В 80-е годы, когда Фарагер окончил Имперский колледж Лондона с дипломом биолога, геронтология только зарождалась. Научной литературы о биологической природе старения было раз-два и обчелся, лишь по отдельным темам. Однако как-то раз на полках прославленного магазина академической книги Foyles он откопал книжицу под названием «Биологические исследования 151: Старение» (Studies in Biology 151: Ageing). Фарагер впился в нее в междугородном автобусе – он отправлялся на побережье навестить друга. Там вкратце сообщалось о синдроме Хатчинсона – Гилфорда – раннем старении малолетних детей – и о синдроме Вернера, который редко дает о себе знать до полового созревания. Особенно захватил воображение Фарагера тот факт, что и ту и другую болезнь, по мнению биологов, вызывала мутация одного-единственного гена, хотя никто не мог указать, какого именно. Как раз тогда ученые вовсю открывали генетические причины целого ряда тяжелых наследственных болезней вроде муковисцидоза и мышечной дистрофии Дюшенна. Открывать гены, отвечающие за то и за это, было очень модно, и Фарагер скоро определился, чем хочет заниматься: понять синдром Вернера и найти ген, из-за мутации которого «у людей возникают разные черты, чертовски напоминающие старость».
Его обошли. Фарагер закончил свою диссертацию в 1994 году, а в 1996-м ген синдрома Вернера был открыт Джорджем Мартином и коллегами из Вашингтонского университета в Сиэтле. Оказалось, что ген, названный просто WRN, кодирует фермент, разматывающий ДНК в ходе клеточного деления, когда копируется геном. Однако при подготовке к защите Фарагер тоже кое-что узнал: он обнаружил, что у клеток с синдромом Вернера такой укороченный жизненный цикл потому, что они в 3–5 раз чаще впадают в старческое состояние, чем нормальные человеческие клетки. В главе 3 мы рассказывали, как теломеры отмеряют предел Хейфлика, обычный срок жизни клеток, становясь с каждым делением все короче. Так вот, в клетках с «включенным» геном WRN теломеры почему-то сокращаются быстрее, а тревожные сигналы отправляют раньше (то есть будучи длиннее), чем положено.

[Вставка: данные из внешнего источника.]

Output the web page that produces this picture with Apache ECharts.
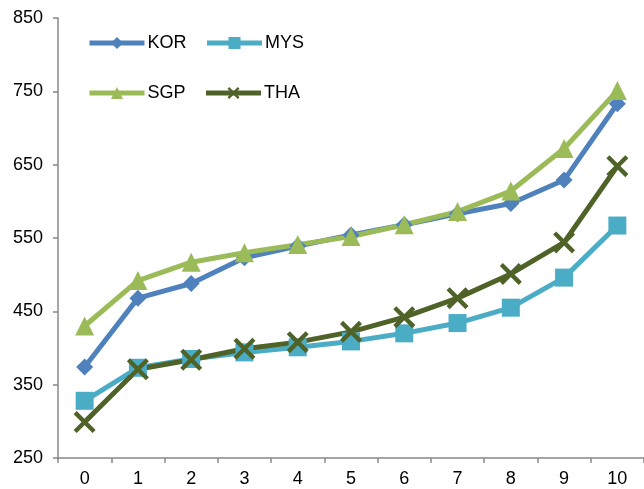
<!DOCTYPE html>
<html>
<head>
<meta charset="utf-8">
<script src="https://cdn.jsdelivr.net/npm/echarts@6/dist/echarts.min.js"></script>
<style>
  html, body { margin: 0; padding: 0; background: #fff; }
  #chart { width: 644px; height: 489px; }
</style>
</head>
<body>
<div id="chart"></div>
<script>
// x categories and series
const categories = ['0', '1', '2', '3', '4', '5', '6', '7', '8', '9', '10'];
const kor = [374, 468, 488, 523, 539, 554, 568, 583, 597, 629, 733];
const mys = [328, 373, 385, 394, 401, 409, 420, 434, 455, 496, 567];
const sgp = [430, 492, 517, 530, 541, 552, 568, 586, 614, 672, 751];
const tha = [299, 371, 384, 399, 408, 422, 442, 468, 501, 544, 648];
const yTicks = [250, 350, 450, 550, 650, 750, 850];

const xMark = 'path://M0,1.4L1.4,0L10,8.6L8.6,10Z M8.6,0L10,1.4L1.4,10L0,8.6Z';
const font = 'Liberation Sans, Arial, sans-serif';

const chart = echarts.init(document.getElementById('chart'));

function line(name, data, color, symbol, size) {
  return {
    name: name,
    type: 'line',
    data: data,
    symbol: symbol,
    symbolSize: size,
    showAllSymbol: true,
    lineStyle: { color: color, width: 5 },
    itemStyle: { color: color },
    emphasis: { disabled: true },
    animation: false,
    z: 2
  };
}

const legendText = { fontFamily: font, fontSize: 18, color: '#000', padding: [0, 0, 0, -2] };

chart.setOption({
  backgroundColor: '#fff',
  grid: { left: 58, right: -3, top: 18, bottom: 31 },
  legend: [
    {
      data: ['KOR', 'MYS'], left: 87, top: 34, padding: 0,
      itemWidth: 55, itemHeight: 15, itemGap: 18,
      lineStyle: { width: 5 }, textStyle: legendText
    },
    {
      data: ['SGP', 'THA'], left: 87, top: 84, padding: 0,
      itemWidth: 55, itemHeight: 15, itemGap: 18,
      lineStyle: { width: 5 }, textStyle: legendText
    }
  ],
  xAxis: {
    type: 'category',
    data: categories,
    boundaryGap: true,
    axisLine: { lineStyle: { color: '#888', width: 1.5 } },
    axisTick: { show: true, alignWithLabel: false, length: 5, lineStyle: { color: '#888', width: 1.5 } },
    axisLabel: { fontFamily: font, fontSize: 18, color: '#000', margin: 12 },
    splitLine: { show: false }
  },
  yAxis: {
    type: 'value',
    min: yTicks[0],
    max: yTicks[yTicks.length - 1],
    interval: 100,
    axisLine: { show: true, lineStyle: { color: '#888', width: 1.5 } },
    axisTick: { show: true, length: 5, lineStyle: { color: '#888', width: 1.5 } },
    axisLabel: { fontFamily: font, fontSize: 18, color: '#000', margin: 15 },
    splitLine: { show: false }
  },
  series: [
    line('KOR', kor, '#4F81BD', 'diamond', 17),
    line('MYS', mys, '#4BACC6', 'rect', 18),
    line('SGP', sgp, '#9BBB59', 'triangle', 19),
    line('THA', tha, '#4F6228', xMark, 22)
  ]
});
</script>
</body>
</html>
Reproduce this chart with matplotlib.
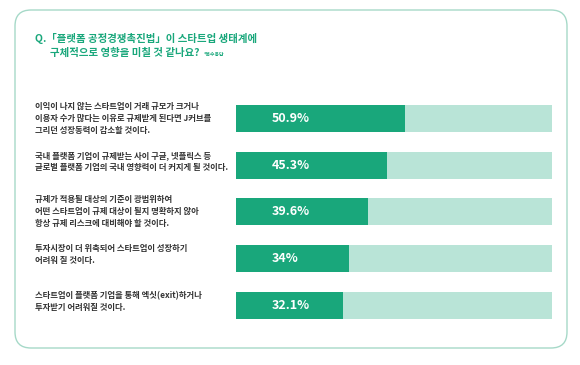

Связь теломер, а значит, и теломеразы (фермента, который пополняет запас теломер в некоторых тканях) позволила разобраться с другой странностью синдрома Вернера: в отличие от обычного старения, преждевременное старение из-за синдрома Вернера развертывается не во всем теле. «Иммунная система и нейроны, похоже, не затронуты, – говорит Фарагер. – Так что получается интересная мозаика: одни ткани очень, очень серьезно поражены, а другие вообще нет. Ну так что, черт возьми, это значит? А то, что ткани, где теломераза включена, хорошо защищены от последствий Вернера, а ткани, где она выключена, – нет, и им обычно здорово достается».